Monday, December 29, 2008

Warmest Wishes in 2009

Legacy institutions are partially to blame for our country’s current recession. America has industrial-age business models functioning in a twenty-first century governed by knowledge workers and technology. Unfortunately, the automotive industry, government (think public schools, Social Security, Medicare/Medicaid and the postal service, for starters), airlines, printed news and people are struggling to adjust to the realities of today’s marketplace. Some have already gone along the wayside, like Anheuser-Busch!

As I have disdainfully listened to the debate on bailing out the auto industry, I am reminded about how many of the aforementioned industries in our country need change, but not in the form of a taxpayer bailout. I’m reminded of the system of government that we have adopted in America called capitalism. Pure capitalism was conceived as a self-regulating and self-adjusting economy, which does not have significant economic intervention by government. So, how did we get here?

America has become a country where failure is not an option even though our economic system demands it. This holiday season, my family has counted our blessings as we have friends and family members out of work, struggling and wondering when the recovery will begin. For the most part, they are victims of a culture of culpability, not their own. At its core are some American industries’ refusals to change from doing things the way they have always been done.

A few suggestions:

Auto makers might consider eliminating the dealer model. Bargaining at a point of sale for a product which has fixed costs that do not change once the car is off the line does not make much sense. The out-of-work sales staff of dealerships is a victim in the change. Also, the obvious reorganization of union contracts is a must.

Social Security needs to be privatized so people can safely invest their retirement in interest-bearing accounts that they control, not the government. The current “Social Security Trust Fund” model is inaccurate. There is no trust and there is no fund. Also, raise the age. Americans live longer today than when the program was started.

Medicare and Medicaid need to be completely overhauled. It is so convoluted that this blog does not have time to discuss. Gov.
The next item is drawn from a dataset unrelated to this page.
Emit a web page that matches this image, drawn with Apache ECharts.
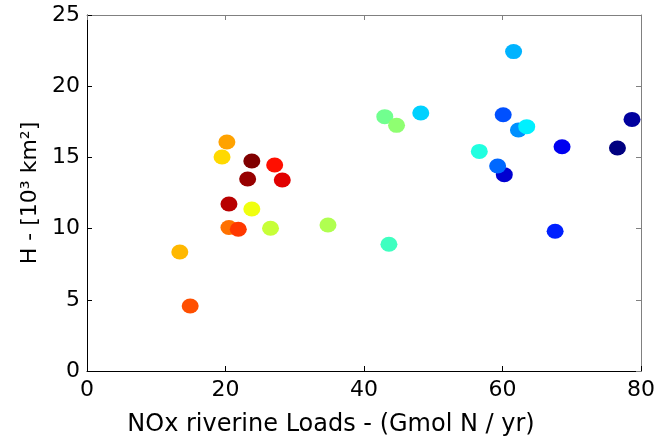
<!DOCTYPE html>
<html>
<head>
<meta charset="utf-8">
<script src="https://cdn.jsdelivr.net/npm/echarts@6/dist/echarts.min.js"></script>
<style>
  html, body { margin: 0; padding: 0; background: #fff; }
  #chart { width: 657px; height: 441px; }
</style>
</head>
<body>
<div id="chart"></div>
<script>
// NOx riverine loads (Gmol N / yr)
const noxLoads = [13.4, 14.9, 20.2, 19.5, 23.8, 27.1, 23.2, 28.2, 20.5, 23.8, 20.5, 21.85, 26.5, 34.8,
  43.0, 44.7, 43.6, 48.2, 56.65, 61.6, 60.1, 62.3, 63.5, 60.26, 59.3, 68.6, 76.6, 78.7, 67.6];
// H (10^3 km^2)
const hArea = [8.36, 4.56, 16.08, 15.03, 14.75, 14.47, 13.48, 13.41, 11.73, 11.38, 10.08, 9.95, 10.02, 10.25,
  17.86, 17.25, 8.9, 18.12, 15.42, 22.43, 18.0, 16.92, 17.16, 13.79, 14.40, 15.75, 15.66, 17.67, 9.81];
// colour index (jet colormap, 0 = dark blue, 1 = dark red)
const colorIndex = [0.695, 0.798, 0.717, 0.662, 1.0, 0.86, 0.977, 0.905, 0.945, 0.61, 0.765, 0.82, 0.57, 0.547,
  0.485, 0.515, 0.437, 0.33, 0.406, 0.30, 0.203, 0.266, 0.36, 0.08, 0.227, 0.11, 0.0, 0.03, 0.156];

const xTicks = [0, 20, 40, 60, 80];
const yTicks = [0, 5, 10, 15, 20, 25];

const points = noxLoads.map((x, i) => [x, hArea[i], colorIndex[i]]);

const jet = ['#000080', '#0000FF', '#0080FF', '#00FFFF', '#80FF80', '#FFFF00', '#FF8000', '#FF0000', '#800000'];
const font = 'DejaVu Sans';

let chart = echarts.init(document.getElementById('chart'));
chart.setOption({
  animation: false,
  backgroundColor: '#fff',
  grid: { left: 87, right: 16, top: 15, bottom: 70, outerBoundsMode: 'none', containLabel: false },
  visualMap: {
    show: false,
    seriesIndex: 0,
    dimension: 2,
    min: 0,
    max: 1,
    inRange: { color: jet }
  },
  xAxis: [
    {
      type: 'value',
      min: xTicks[0],
      max: xTicks[xTicks.length - 1],
      interval: 20,
      name: 'NOx riverine Loads - (Gmol N / yr)',
      nameLocation: 'middle',
      nameGap: 42,
      nameTextStyle: { fontFamily: font, fontSize: 24, color: '#000', padding: [0, 66, 0, 0] },
      axisLine: { onZero: false, lineStyle: { color: '#000', width: 1 } },
      axisTick: { inside: true, length: 5, lineStyle: { color: '#000' } },
      axisLabel: { fontFamily: font, fontSize: 22, color: '#000', margin: 8 },
      splitLine: { show: false }
    },
    {
      type: 'value',
      position: 'top',
      min: xTicks[0],
      max: xTicks[xTicks.length - 1],
      interval: 20,
      axisLine: { show: true, onZero: false, lineStyle: { color: '#808080', width: 1 } },
      axisTick: { show: true, inside: true, length: 5, lineStyle: { color: '#808080' } },
      axisLabel: { show: false },
      splitLine: { show: false }
    }
  ],
  yAxis: [
    {
      type: 'value',
      min: yTicks[0],
      max: yTicks[yTicks.length - 1],
      interval: 5,
      name: 'H - [10³ km²]',
      nameLocation: 'middle',
      nameGap: 46,
      nameTextStyle: { fontFamily: font, fontSize: 22, color: '#000' },
      axisLine: { onZero: false, lineStyle: { color: '#000', width: 1 } },
      axisTick: { inside: true, length: 5, lineStyle: { color: '#000' } },
      axisLabel: { fontFamily: font, fontSize: 22, color: '#000', margin: 7 },
      splitLine: { show: false }
    },
    {
      type: 'value',
      position: 'right',
      min: yTicks[0],
      max: yTicks[yTicks.length - 1],
      interval: 5,
      axisLine: { show: true, onZero: false, lineStyle: { color: '#808080', width: 1 } },
      axisTick: { show: true, inside: true, length: 5, lineStyle: { color: '#808080' } },
      axisLabel: { show: false },
      splitLine: { show: false }
    }
  ],
  series: [
    {
      type: 'scatter',
      xAxisIndex: 0,
      yAxisIndex: 0,
      symbol: 'circle',
      symbolSize: [17, 15],
      itemStyle: { opacity: 1 },
      data: points
    },
    {
      // keeps the top and right box axes alive
      type: 'scatter',
      xAxisIndex: 1,
      yAxisIndex: 1,
      silent: true,
      symbolSize: 0,
      data: []
    }
  ]
});
</script>
</body>
</html>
Bobby Jindal (Louisiana) has good ideas.

Public education is broken, but hope abounds with variations of private fee-for-service schooling models popping up everywhere. The Constitution does not specify that the government should pay for schools. Lets blow up the current model and have a mix of public, private, religious, charter, etc. schools from which parents can choose. They should be publicly subsidized, but not at today’s levels. Each community should choose a mix that is right for them. There is no one-size-fits-all.

The United State Postal Service needs to be sold to Fed Ex or DHL (or the highest bidder). This is an easy one.

Airlines are above water today because of low gas prices. All legacy airlines need to reorganize and adopt a better business model (think Jet Blue or Southwest). Some may actually try to predict future consumer behavior like personal air travel on smaller jets. Also, the obvious reorganization of union contracts is a must.

Printed news is almost dead. In an obvious innovative move, the Detroit Free Press and the Detroit News plan to go paperless. Printing a paper and delivering it to consumers’ door is no longer a requisite for news gathering. Especially when the internet and radio and television can deliver the same news. Dogs everywhere may protest the elimination of picking up the paper for their masters. Plastic sleeve makers may go out of business. Thought leaders will still read the news and opinions of the day, but maybe not in print. Advertisers will still buy online and in limited print.

People need to adjust as well. With a new administration coming into office, the euphoria of new entitlement programs is sure to grip hard-working Americans. People must resist asking the government for a further bailout. Times are changing. Two hundred-plus years of capitalism has served America well. We will emerge from the recession a stronger country only if our behavior changes and we believe in overcoming personal challenges. Legacy institutions are part of the problem. We need them, but we need them operating from the realities of today’s economy.